JCI Insight . 2025 Jul 8; 10(13): e189988. 

doi: 10.1172/jci.insight.189988.

Abstract: 

Parkinson's disease (PD) is a neurodegenerative disorder with both genetic and environmental factors contributing to pathogenesis. Viral infections are potential environmental triggers that influence PD pathology. Using ViroFind, an unbiased platform for whole virome sequencing, along with quantitative PCR (qPCR), we identified human pegivirus (HPgV) in 5 of 10 (50%) of PD brains, confirmed by IHC in 2 of 2 cases, suggesting an association with PD. All 14 age- and sex-matched controls were HPgV negative.

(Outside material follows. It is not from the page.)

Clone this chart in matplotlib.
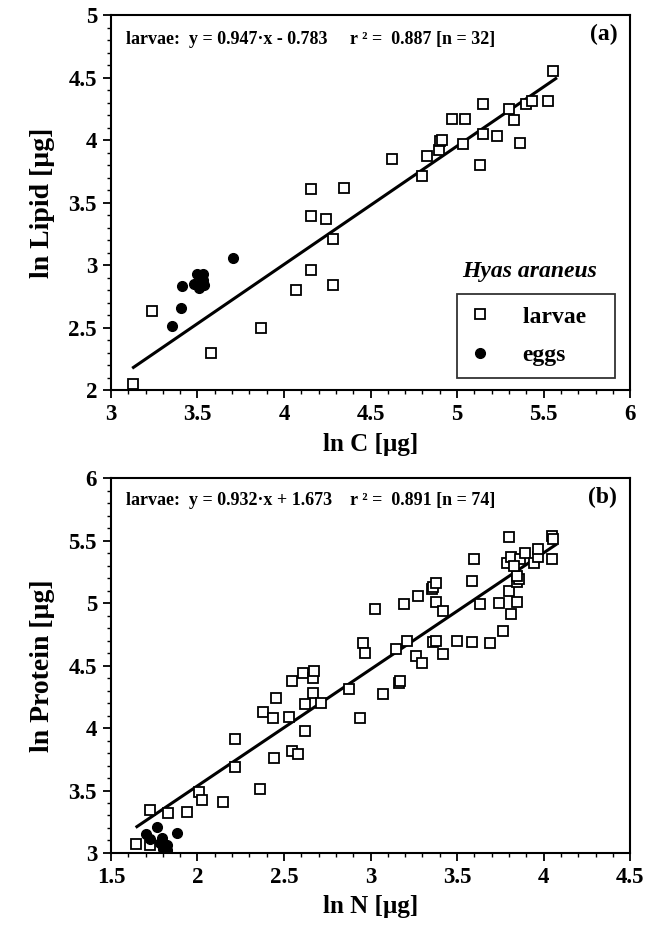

HPgV-brain positive patients with PD showed increased neuropathology by Braak stage and Complexin-2 levels, while those positive in the blood had higher IGF-1 and lower pS65-ubiquitin, supporting disruption in metabolism or mitophagy in response to HPgV. RNA-Seq revealed altered immune signaling in HPgV-infected PD samples, including consistent suppression of IL-4 signaling in both the brain and blood. Longitudinal analysis of blood samples showed a genotype-dependent viral response, with HPgV titers correlating directly with IL-4 signaling in a LRRK2 genotype-dependent manner. YWHAB was a key hub gene in the LRRK2 genotypic response, which exhibited an altered relationship with immune-related factors, including NFKB1, ITPR2, and LRRK2 itself, in patients with PD who are positive for HPgV. These results suggest a role for HPgV in shaping PD pathology and highlight the complex interplay between viral infection, immunity, and neuropathogenesis.